Leserbrief
Pranger im 21. Jahrhundert
Ein Tiefpunkt im österreichischen Journalismus, wenn man einige Medienberichte liest und sieht. Da werden Bürgermeister öffentlich zur Schau (also an den Pranger) gestellt, weil sie es gewagt haben, sich gegen Corona impfen zu lassen – aus welchen Beweggründen auch immer.
Das hat mit objektiver Berichterstattung nichts mehr zu tun. Nun mag man für dieses „Vergehen“ der Bürgermeister Verständnis haben oder nicht. Das gibt den Journalisten noch immer nicht das Recht, diese Personen namentlich und mit Bild öffentlich anzuprangern.
Schwerverbrecher haben laut dem Mediengesetz wohl mehr Rechte. Demzufolge hat der Betroffene gegen den Medieninhaber Anspruch auf eine Entschädigung für die erlittene persönliche Beeinträchtigung, wenn in einem Medium der höchstpersönliche Lebensbereich einer Person in einer Weise erörtert oder dargestellt wird, die geeignet ist, sie in der Öffentlichkeit bloßzustellen.
Bevor man das „Kind mit dem Bade ausschüttet“ sollte man bedenken, dass die Bürgermeister gerade in dieser herausfordernden Zeit diejenigen sind, die an der Basis all die Covid-Maßnahmen nicht nur mittragen, sondern auch umsetzen müssen.

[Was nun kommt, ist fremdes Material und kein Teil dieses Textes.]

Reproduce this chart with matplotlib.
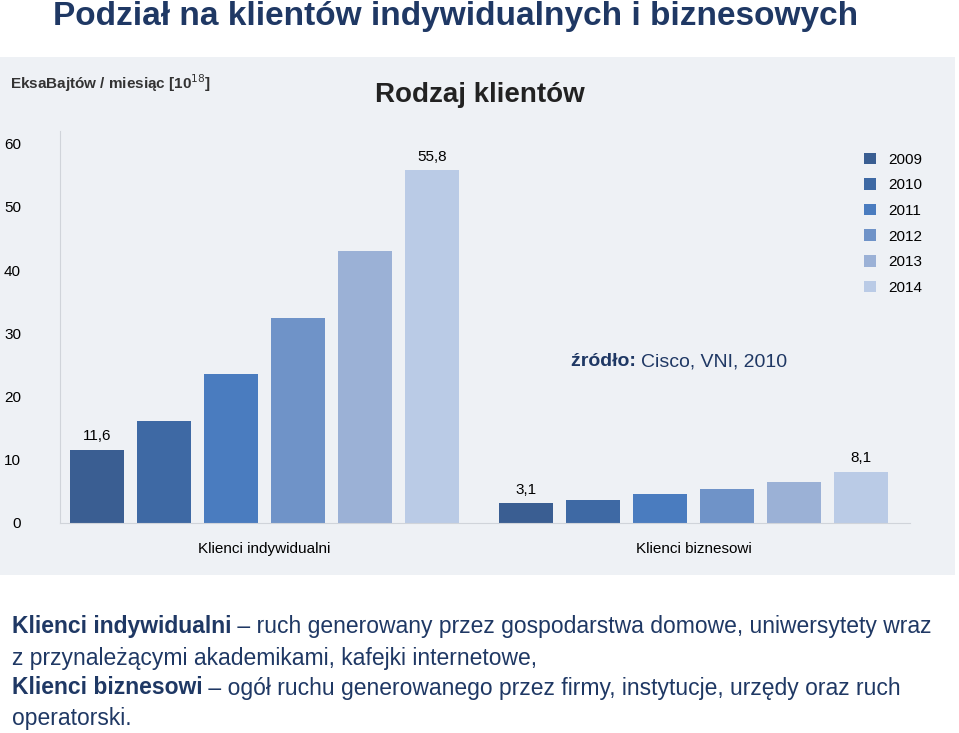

Bürgermeister haben sehr wohl viele Kontakte mit Menschen, sind auch verantwortlich für das Gemeindesanitätswesen, oft zuständig für Pflegeeinrichtungen udgl. und gehören auf jeden Fall zu den „systemrelevanten Personen“. Wenn nun von politischer und medialer Seite mit der Moralkeule hantiert wird, so trifft das genau diejenigen, die das System am Laufen halten.
Wenn diesen Bürgermeistern vorgeworfen wird, durch ihr „unverantwortliches Handeln“ müssten Menschen auf die Impfung warten und wären daher gesundheitlichen Risiken ausgesetzt, so ist das meiner Ansicht nach nur Ablenkung von der chaotischen Impfstrategie des Bundes, die nun auf die Länder abgewälzt wurde.
In den vergangenen Monaten, in der die Impfung als das Allheilmittel in dieser Corona-Krise angepriesen wurde, hätte man neben einer besseren Beschaffung der Impfdosen auch die Infrastruktur für den Impfvorgang vorbereiten müssen. Am Beispiel Israels erkennt man, dass es funktioniert.